** Required work **
Track down every line below that holds "with" and copy it.

** Provided data **
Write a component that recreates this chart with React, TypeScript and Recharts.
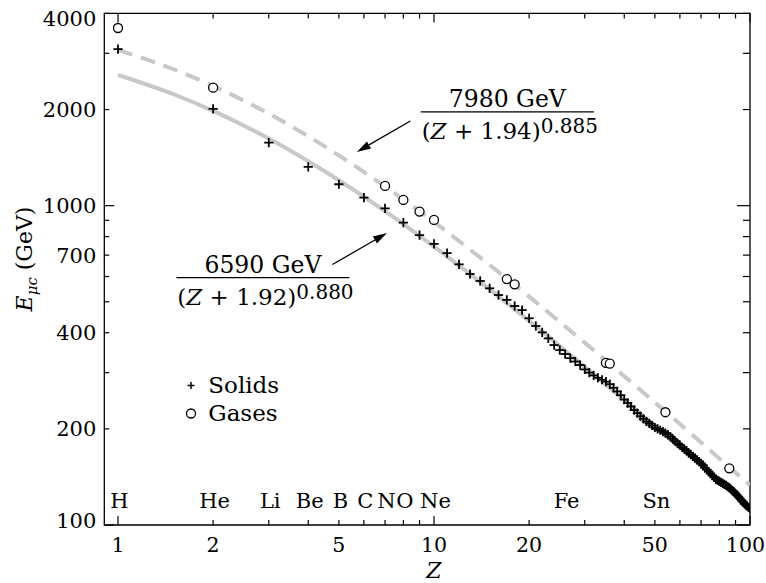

--

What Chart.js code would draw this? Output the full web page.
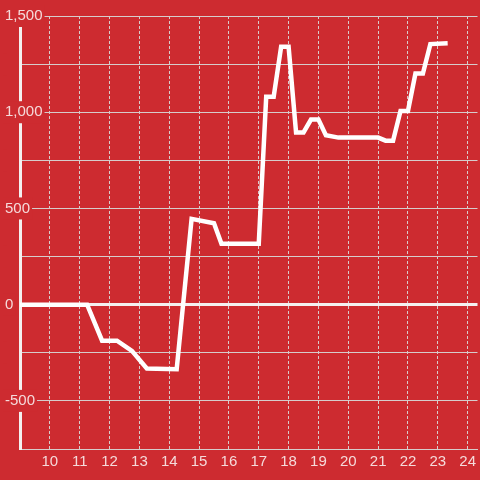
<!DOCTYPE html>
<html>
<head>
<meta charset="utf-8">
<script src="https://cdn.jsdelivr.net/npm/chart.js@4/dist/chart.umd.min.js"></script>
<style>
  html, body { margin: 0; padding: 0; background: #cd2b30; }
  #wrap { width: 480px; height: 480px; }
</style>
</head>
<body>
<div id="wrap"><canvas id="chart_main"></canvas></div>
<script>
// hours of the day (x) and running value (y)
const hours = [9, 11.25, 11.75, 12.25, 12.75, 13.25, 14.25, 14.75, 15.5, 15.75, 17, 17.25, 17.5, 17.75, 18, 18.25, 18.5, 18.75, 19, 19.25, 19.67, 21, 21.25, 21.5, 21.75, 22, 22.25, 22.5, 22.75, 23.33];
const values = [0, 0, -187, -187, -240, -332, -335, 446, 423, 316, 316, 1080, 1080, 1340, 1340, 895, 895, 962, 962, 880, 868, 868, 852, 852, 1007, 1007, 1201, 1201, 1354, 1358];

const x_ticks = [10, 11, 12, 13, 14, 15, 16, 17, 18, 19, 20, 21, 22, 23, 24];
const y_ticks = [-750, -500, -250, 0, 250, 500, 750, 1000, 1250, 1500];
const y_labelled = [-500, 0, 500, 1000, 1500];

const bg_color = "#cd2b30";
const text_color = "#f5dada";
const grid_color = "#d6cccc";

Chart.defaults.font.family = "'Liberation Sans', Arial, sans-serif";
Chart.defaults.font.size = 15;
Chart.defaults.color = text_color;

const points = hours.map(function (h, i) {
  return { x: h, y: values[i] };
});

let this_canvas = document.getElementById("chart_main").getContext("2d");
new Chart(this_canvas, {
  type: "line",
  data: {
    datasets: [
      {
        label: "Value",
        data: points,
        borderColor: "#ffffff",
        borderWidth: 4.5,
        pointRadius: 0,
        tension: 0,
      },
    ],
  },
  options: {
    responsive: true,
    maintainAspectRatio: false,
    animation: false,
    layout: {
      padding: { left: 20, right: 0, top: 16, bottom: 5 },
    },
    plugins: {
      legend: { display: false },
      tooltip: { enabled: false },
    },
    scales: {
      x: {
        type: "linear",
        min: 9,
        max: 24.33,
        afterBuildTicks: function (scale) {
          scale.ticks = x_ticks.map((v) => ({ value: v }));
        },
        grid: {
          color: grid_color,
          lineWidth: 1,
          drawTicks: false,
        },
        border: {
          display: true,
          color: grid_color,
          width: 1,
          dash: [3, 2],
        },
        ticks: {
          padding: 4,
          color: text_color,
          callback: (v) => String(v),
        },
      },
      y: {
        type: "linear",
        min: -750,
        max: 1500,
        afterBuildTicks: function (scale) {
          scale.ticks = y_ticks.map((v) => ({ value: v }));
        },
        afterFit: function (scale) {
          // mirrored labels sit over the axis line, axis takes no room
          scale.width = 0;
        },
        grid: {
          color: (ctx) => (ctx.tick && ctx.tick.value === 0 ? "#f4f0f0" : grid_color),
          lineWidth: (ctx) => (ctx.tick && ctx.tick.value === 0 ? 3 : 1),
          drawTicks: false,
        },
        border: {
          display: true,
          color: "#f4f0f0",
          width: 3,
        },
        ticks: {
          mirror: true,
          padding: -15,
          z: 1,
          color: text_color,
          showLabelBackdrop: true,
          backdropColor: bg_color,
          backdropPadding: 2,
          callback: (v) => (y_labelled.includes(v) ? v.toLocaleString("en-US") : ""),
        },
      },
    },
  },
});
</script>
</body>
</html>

--

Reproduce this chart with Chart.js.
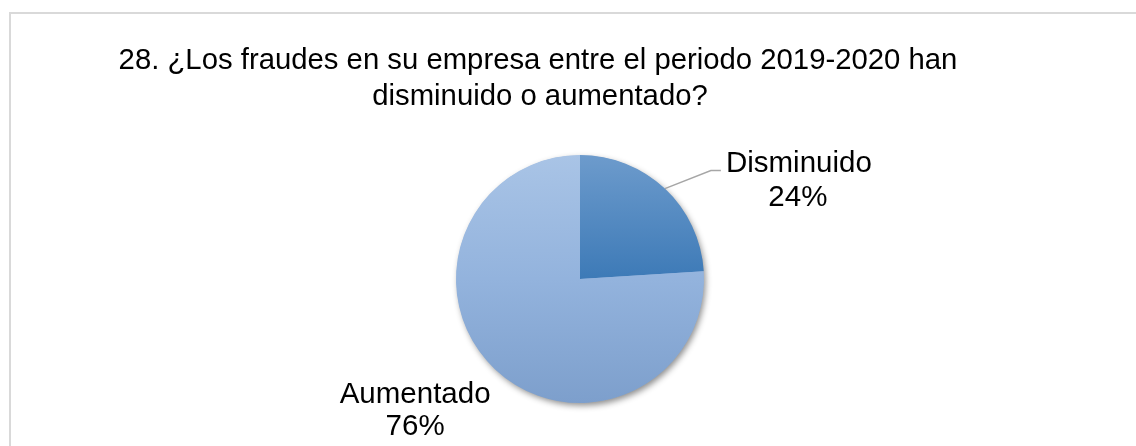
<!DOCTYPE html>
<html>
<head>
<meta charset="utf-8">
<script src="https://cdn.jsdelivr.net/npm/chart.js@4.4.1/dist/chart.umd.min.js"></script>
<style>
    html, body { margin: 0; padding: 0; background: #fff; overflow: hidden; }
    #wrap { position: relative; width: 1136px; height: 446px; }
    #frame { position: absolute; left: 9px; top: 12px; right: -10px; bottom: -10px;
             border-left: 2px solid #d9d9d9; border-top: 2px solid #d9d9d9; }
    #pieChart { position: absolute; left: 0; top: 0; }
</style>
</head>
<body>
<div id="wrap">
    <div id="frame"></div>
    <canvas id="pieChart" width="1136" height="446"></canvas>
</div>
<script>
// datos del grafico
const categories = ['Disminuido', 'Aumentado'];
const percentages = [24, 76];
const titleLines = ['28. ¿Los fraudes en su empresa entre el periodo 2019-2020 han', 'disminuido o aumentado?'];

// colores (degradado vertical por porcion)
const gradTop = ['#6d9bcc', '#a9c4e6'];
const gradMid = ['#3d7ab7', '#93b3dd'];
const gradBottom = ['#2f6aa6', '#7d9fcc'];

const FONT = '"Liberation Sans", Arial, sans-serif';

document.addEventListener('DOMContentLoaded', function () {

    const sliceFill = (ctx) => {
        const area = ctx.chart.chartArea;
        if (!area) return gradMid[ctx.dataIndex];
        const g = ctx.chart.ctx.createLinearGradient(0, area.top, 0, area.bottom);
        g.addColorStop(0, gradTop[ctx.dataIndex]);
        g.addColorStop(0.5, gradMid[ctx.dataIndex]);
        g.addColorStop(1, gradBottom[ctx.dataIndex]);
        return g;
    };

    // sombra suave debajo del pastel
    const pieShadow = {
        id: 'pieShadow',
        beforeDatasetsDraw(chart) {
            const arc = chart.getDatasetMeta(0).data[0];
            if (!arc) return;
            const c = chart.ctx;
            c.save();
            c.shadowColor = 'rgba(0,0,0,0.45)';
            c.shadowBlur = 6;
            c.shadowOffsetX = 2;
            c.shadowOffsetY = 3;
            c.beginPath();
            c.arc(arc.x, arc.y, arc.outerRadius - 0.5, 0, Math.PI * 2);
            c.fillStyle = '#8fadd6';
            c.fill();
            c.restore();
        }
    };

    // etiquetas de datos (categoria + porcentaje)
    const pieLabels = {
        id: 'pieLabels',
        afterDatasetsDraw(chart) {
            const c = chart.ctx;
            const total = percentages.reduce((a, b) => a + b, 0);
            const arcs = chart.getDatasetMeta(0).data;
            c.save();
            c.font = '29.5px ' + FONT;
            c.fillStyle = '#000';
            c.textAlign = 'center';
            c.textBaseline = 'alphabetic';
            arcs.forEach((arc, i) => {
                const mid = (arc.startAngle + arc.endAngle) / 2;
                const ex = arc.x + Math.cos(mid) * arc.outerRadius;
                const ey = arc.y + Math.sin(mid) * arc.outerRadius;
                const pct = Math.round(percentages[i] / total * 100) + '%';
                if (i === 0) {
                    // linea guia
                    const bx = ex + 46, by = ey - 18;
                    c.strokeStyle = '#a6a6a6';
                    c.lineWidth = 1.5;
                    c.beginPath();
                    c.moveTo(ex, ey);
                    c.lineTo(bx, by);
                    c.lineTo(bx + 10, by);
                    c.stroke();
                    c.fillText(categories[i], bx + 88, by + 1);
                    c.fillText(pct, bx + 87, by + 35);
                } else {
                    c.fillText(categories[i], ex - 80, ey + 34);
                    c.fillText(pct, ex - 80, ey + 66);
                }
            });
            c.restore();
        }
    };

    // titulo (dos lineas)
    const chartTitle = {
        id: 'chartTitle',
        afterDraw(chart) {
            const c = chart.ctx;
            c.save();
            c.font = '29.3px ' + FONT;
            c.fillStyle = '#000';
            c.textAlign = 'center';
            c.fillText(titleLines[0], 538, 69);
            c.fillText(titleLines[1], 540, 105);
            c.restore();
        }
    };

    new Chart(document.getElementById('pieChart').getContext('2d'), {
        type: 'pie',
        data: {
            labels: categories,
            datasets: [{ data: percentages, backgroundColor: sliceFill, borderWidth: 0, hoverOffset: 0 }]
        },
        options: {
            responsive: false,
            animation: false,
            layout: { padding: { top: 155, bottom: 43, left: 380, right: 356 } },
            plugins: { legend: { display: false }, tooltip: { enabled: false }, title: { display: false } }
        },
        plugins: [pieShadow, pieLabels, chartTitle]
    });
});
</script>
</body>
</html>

** Reply to the task **
Write a component that recreates this chart with React, TypeScript and Recharts.
Reproduce this chart with Chart.js.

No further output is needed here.